● GIVEN TASK:
Only the lines from the start of the material through the line containing "plt.rcParams['font.size'] = 13.5" are to be extracted, exactly as they appear.

::: DATA SECTION :::

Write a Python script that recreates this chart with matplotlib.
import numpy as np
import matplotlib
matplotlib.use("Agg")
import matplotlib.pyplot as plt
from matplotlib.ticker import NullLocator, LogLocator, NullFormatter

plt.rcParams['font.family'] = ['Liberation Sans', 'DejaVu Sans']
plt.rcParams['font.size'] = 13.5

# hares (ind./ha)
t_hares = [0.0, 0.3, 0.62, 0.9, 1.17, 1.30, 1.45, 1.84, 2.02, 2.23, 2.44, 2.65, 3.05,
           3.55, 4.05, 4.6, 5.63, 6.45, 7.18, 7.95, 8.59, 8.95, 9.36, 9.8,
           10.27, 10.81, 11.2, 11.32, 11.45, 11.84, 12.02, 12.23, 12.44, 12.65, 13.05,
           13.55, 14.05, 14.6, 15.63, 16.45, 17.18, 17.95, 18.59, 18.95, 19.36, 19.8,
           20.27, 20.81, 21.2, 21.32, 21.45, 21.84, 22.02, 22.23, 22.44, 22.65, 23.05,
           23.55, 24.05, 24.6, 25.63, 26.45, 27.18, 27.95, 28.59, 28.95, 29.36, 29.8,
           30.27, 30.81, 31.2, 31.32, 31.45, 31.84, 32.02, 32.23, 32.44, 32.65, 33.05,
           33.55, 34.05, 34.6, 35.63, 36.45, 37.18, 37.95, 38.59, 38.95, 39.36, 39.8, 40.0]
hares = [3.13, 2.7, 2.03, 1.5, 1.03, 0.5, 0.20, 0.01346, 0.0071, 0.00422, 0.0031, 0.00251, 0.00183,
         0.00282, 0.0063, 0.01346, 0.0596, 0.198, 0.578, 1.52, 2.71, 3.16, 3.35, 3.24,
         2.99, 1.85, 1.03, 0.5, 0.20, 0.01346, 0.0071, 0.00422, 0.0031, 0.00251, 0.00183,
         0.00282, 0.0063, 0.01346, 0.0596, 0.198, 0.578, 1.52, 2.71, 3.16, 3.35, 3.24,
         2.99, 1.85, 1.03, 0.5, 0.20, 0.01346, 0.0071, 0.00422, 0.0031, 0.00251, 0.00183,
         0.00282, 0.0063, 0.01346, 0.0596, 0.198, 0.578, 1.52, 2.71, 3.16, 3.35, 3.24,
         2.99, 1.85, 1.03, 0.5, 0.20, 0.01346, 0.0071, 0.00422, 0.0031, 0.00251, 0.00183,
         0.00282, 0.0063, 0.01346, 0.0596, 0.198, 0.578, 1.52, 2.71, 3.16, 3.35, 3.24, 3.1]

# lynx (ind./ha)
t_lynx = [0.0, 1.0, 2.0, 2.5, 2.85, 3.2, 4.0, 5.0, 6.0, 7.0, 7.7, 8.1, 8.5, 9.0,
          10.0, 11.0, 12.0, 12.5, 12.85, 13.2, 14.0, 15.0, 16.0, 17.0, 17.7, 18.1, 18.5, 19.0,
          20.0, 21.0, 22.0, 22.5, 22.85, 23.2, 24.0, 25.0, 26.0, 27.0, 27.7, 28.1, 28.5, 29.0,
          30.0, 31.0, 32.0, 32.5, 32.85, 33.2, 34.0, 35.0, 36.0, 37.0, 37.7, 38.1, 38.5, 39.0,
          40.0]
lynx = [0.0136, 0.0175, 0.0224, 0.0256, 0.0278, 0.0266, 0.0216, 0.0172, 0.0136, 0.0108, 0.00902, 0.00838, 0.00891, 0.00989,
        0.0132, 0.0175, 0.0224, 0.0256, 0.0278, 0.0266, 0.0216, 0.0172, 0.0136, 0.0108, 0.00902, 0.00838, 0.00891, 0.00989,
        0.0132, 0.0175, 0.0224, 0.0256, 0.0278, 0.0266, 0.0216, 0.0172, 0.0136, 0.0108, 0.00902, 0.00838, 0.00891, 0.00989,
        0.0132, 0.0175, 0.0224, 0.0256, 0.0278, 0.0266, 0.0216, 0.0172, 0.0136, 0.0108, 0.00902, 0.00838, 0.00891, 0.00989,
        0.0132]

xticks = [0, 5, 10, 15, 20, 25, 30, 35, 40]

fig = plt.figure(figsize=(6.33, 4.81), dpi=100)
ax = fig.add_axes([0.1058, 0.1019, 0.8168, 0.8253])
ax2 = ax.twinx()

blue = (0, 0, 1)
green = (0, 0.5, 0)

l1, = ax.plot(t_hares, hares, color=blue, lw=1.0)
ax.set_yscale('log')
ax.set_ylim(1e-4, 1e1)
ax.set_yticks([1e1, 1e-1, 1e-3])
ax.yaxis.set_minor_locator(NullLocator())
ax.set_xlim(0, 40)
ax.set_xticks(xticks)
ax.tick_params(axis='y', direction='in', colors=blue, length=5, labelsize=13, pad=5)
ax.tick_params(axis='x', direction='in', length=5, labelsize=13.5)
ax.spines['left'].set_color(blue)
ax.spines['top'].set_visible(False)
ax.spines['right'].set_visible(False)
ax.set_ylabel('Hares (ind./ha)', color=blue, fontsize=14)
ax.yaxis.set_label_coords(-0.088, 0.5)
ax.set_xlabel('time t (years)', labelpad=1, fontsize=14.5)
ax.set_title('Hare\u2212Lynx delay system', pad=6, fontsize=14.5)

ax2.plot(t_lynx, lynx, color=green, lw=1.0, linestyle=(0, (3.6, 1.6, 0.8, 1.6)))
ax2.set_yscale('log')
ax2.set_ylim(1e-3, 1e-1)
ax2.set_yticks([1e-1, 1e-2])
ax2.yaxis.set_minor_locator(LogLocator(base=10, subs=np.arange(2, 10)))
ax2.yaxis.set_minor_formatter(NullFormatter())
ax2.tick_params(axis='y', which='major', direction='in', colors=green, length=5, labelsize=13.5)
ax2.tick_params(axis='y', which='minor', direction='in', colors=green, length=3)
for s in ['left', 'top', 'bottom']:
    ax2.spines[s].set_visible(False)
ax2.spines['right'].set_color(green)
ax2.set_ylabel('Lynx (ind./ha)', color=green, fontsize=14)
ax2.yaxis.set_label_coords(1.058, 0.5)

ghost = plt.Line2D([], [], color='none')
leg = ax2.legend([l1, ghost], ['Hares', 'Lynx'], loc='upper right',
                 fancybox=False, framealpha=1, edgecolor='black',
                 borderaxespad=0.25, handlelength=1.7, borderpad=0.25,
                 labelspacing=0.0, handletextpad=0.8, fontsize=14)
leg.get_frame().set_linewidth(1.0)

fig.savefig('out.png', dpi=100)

:::

● RESPONSE TO THE TASK:
Write a Python script that recreates this chart with matplotlib.
import numpy as np
import matplotlib
matplotlib.use("Agg")
import matplotlib.pyplot as plt
from matplotlib.ticker import NullLocator, LogLocator, NullFormatter

plt.rcParams['font.family'] = ['Liberation Sans', 'DejaVu Sans']
plt.rcParams['font.size'] = 13.5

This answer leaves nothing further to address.